Get the tutorial source code
The example code for this and our other examples lives in the examples
directory. Clone this repository
at the latest stable release tag to your local machine by running the following command:
$ git clone -b RELEASE_TAG_HERE https://github.com/grpc/grpc
Change your current directory to examples/cpp/metadata
$ cd examples/cpp/metadata
Generating gRPC code
To generate the client and server side interfaces:
$ make helloworld.grpc.pb.cc helloworld.pb.cc
Which internally invokes the proto-compiler as:
$ protoc -I ../../protos/ --grpc_out=. --plugin=protoc-gen-grpc=grpc_cpp_plugin ../../protos/helloworld.proto
$ protoc -I ../../protos/ --cpp_out=. ../../protos/helloworld.proto
Try it!
Build client and server:
$ make
Run the server, which will listen on port 50051:
$ ./greeter_server
Run the client (in a different terminal):
$ ./greeter_client
If things go smoothly, you will see in the client terminal:
"Client received initial metadata from server: initial metadata value" "Client received trailing metadata from server: trailing metadata value" "Client received message: Hello World"

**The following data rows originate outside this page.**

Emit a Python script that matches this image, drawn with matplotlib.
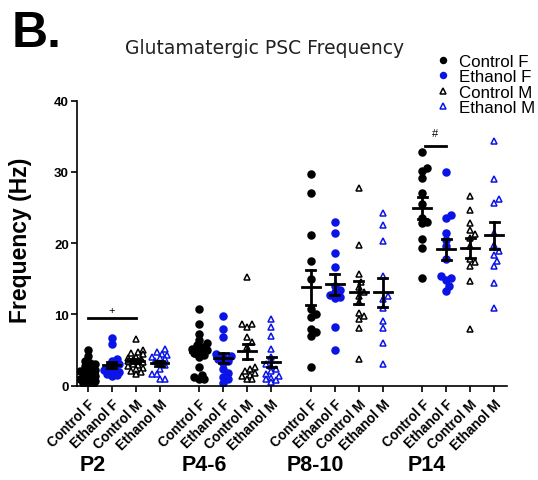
import numpy as np
import matplotlib.pyplot as plt

# ---------------- data (Hz) ----------------
ages = ["P2", "P4-6", "P8-10", "P14"]
groups = ["Control F", "Ethanol F", "Control M", "Ethanol M"]

p2_ctrl_f = [5.0, 4.2, 3.5, 3.2, 3.0, 2.7, 2.4, 2.2, 2.0, 1.8, 1.6, 1.4, 1.2, 1.0, 0.9, 0.7, 0.5, 0.4, 0.3, 0.2, 0.6, 1.1]
p2_eth_f = [6.7, 5.8, 3.8, 3.5, 3.1, 2.8, 2.5, 2.2, 2.0, 1.9, 1.7, 1.5, 1.4, 1.6]
p2_ctrl_m = [6.6, 5.0, 4.8, 4.6, 4.4, 4.1, 3.9, 3.7, 3.5, 3.3, 3.1, 2.9, 2.7, 2.5, 2.3, 2.1, 1.9, 1.6, 3.6, 3.4]
p2_eth_m = [5.2, 4.8, 4.5, 4.3, 4.1, 3.9, 3.7, 3.5, 3.2, 2.9, 2.3, 1.6, 1.6, 1.0, 0.9]

p46_ctrl_f = [10.8, 8.7, 7.3, 6.4, 6.0, 5.7, 5.5, 5.2, 5.0, 4.8, 4.6, 4.3, 4.0, 2.6, 1.5, 1.2, 1.0, 0.9]
p46_eth_f = [9.8, 7.9, 6.8, 4.5, 4.2, 4.0, 3.8, 3.5, 3.2, 2.3, 1.8, 1.2, 0.9, 0.4]
p46_ctrl_m = [15.2, 8.7, 8.6, 8.2, 6.8, 6.1, 5.5, 2.6, 2.3, 2.1, 1.8, 1.5, 1.3, 1.0, 0.9]
p46_eth_m = [9.4, 8.2, 7.0, 5.2, 4.0, 3.0, 2.8, 2.3, 2.0, 1.7, 1.4, 1.1, 0.8, 0.5, 0.9]

p810_ctrl_f = [29.7, 27.1, 21.2, 17.5, 15.0, 10.8, 10.0, 9.6, 7.9, 7.5, 7.0, 2.6]
p810_eth_f = [23.0, 21.4, 18.6, 16.6, 14.0, 13.5, 13.2, 12.8, 12.5, 12.3, 8.2, 5.0]
p810_ctrl_m = [27.7, 19.8, 15.7, 14.5, 13.8, 13.2, 12.6, 11.8, 10.2, 9.8, 9.4, 8.1, 3.7]
p810_eth_m = [24.2, 22.5, 20.3, 15.4, 12.6, 12.2, 10.9, 9.1, 8.1, 6.0, 3.1]

p14_ctrl_f = [32.8, 30.5, 30.2, 29.2, 27.1, 25.5, 23.6, 23.0, 22.8, 20.6, 19.3, 15.1]
p14_eth_f = [30.0, 24.0, 23.6, 21.5, 20.5, 19.6, 17.8, 15.4, 15.1, 14.8, 14.0, 13.3]
p14_ctrl_m = [26.6, 24.6, 22.9, 21.8, 21.3, 20.8, 19.6, 17.8, 17.4, 16.8, 14.7, 8.0]
p14_eth_m = [34.3, 29.0, 26.2, 25.6, 21.5, 19.8, 18.9, 18.3, 17.5, 16.8, 14.4, 10.9]

data = [
    [p2_ctrl_f, p2_eth_f, p2_ctrl_m, p2_eth_m],
    [p46_ctrl_f, p46_eth_f, p46_ctrl_m, p46_eth_m],
    [p810_ctrl_f, p810_eth_f, p810_ctrl_m, p810_eth_m],
    [p14_ctrl_f, p14_eth_f, p14_ctrl_m, p14_eth_m],
]

# ---------------- styles ----------------
blue = "#0a14e6"
styles = [
    dict(marker="o", mfc="black", mec="black"),
    dict(marker="o", mfc=blue, mec=blue),
    dict(marker="^", mfc="white", mec="black"),
    dict(marker="^", mfc="white", mec=blue),
]
group_step = 4.65
px_x = 24.0     # pixels per x unit
px_y = 7.125    # pixels per y unit


def swarm(values, d=5.0, maxoff=8.5):
    # spread points sideways (pixel space), overlap allowed when crowded
    order = np.argsort(values)
    placed = []
    offs = np.zeros(len(values))
    cands = [0.0]
    k = 1
    while k * d * 0.5 <= maxoff:
        cands += [k * d * 0.5, -k * d * 0.5]
        k += 1
    for idx in order:
        y = values[idx] * px_y
        best, bestdist = 0.0, -1
        for c in cands:
            dist = min([np.hypot(c - px, y - py) for px, py in placed] + [99])
            if dist >= d:
                best = c
                break
            if dist > bestdist:
                best, bestdist = c, dist
        placed.append((best, y))
        offs[idx] = best / px_x
    return offs


plt.rcParams['font.family'] = ['Liberation Sans', 'DejaVu Sans']
fig = plt.figure(figsize=(5.38, 4.81), dpi=100)
ax = fig.add_axes([0.1437, 0.196, 0.7987, 0.5926])

xticks = []
xlabels = []
for g, age in enumerate(ages):
    for i, grp in enumerate(groups):
        x0 = g * group_step + i
        xticks.append(x0)
        xlabels.append(grp)
        vals = np.array(data[g][i])
        st = styles[i]
        ax.plot(x0 + swarm(vals), vals, ls="none", marker=st["marker"], ms=5,
                mfc=st["mfc"], mec=st["mec"], mew=1.1, zorder=2,
                label=grp if g == 0 else None)
        m = vals.mean()
        sem = vals.std(ddof=1) / np.sqrt(len(vals))
        ax.plot([x0 - 0.37, x0 + 0.37], [m, m], color="black", lw=2, zorder=3)
        ax.plot([x0, x0], [m - sem, m + sem], color="black", lw=2, zorder=3)
        for e in (m - sem, m + sem):
            ax.plot([x0 - 0.19, x0 + 0.19], [e, e], color="black", lw=2, zorder=3)

# significance marks
ax.plot([0, 2], [9.45, 9.45], color="black", lw=2)
ax.text(1, 10.6, "+", ha="center", va="center", fontsize=8)
ax.plot([3 * group_step + 0.1, 3 * group_step + 1.0], [33.7, 33.7], color="black", lw=2)
ax.text(3 * group_step + 0.55, 35.4, "#", ha="center", va="center", fontsize=8)

ax.set_xlim(-0.43, 17.48)
ax.set_ylim(0, 40)
ax.set_yticks([0, 10, 20, 30, 40])
ax.set_xticks(xticks)
ax.set_xticklabels(xlabels, rotation=45, ha="right", va="top",
                   rotation_mode="anchor", fontsize=9.8, fontweight="bold")
for lab in ax.get_yticklabels():
    lab.set_fontweight("bold")
    lab.set_fontsize(9.5)
ax.tick_params(direction="out", length=4, width=1.2, pad=2)
ax.tick_params(axis="x", pad=4)
for s in ["top", "right"]:
    ax.spines[s].set_visible(False)
for s in ["left", "bottom"]:
    ax.spines[s].set_linewidth(1.2)

ax.set_ylabel("Frequency (Hz)", fontsize=16.5, fontweight="bold")
ax.yaxis.set_label_coords(-0.105, 0.515)

# age labels under each group
for g, age in enumerate(ages):
    ax.text(g * group_step + 0.2, -0.275, age, transform=ax.get_xaxis_transform(),
            ha="center", va="center", fontsize=15.5, fontweight="bold")

fig.text(0.022, 0.93, "B.", fontsize=36, fontweight="bold", ha="left", va="center")
fig.text(0.232, 0.9, "Glutamatergic PSC Frequency", fontsize=13.5, ha="left", va="center",
         color="#222222", family="DejaVu Sans")

ax.legend(loc="upper left", bbox_to_anchor=(0.8, 0.9), bbox_transform=fig.transFigure,
          frameon=False, fontsize=12.2, handlelength=0.7, handletextpad=0.6,
          labelspacing=0.02, borderaxespad=0, markerscale=0.85)

plt.savefig("out.png", dpi=100)
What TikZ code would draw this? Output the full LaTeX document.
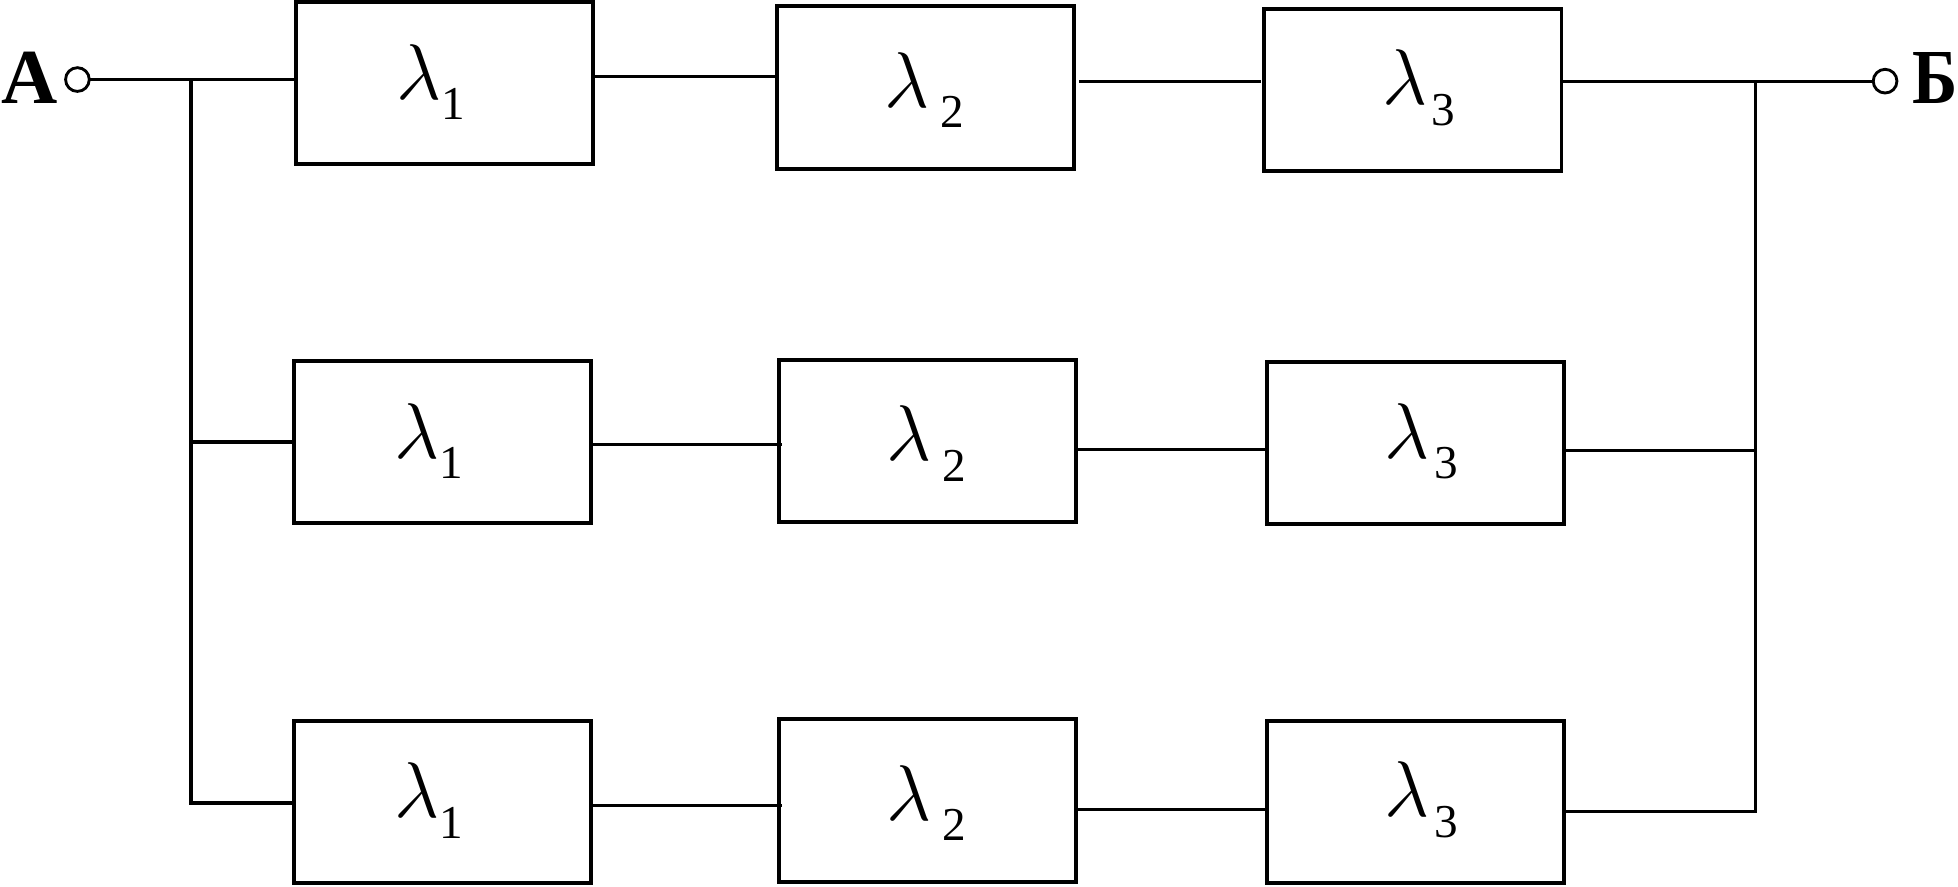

And in the server terminal:
"Header key: custom-bin , value: 01234567" "Header key: custom-header , value: Custom Value" "Header key: user-agent , value: grpc-c++/1.16.0-dev grpc-c/6.0.0-dev (linux; chttp2; gao)"
We did not add the user-agent metadata as a custom header. This shows how the gRPC framework adds some headers under the hood that may show up in the metadata map.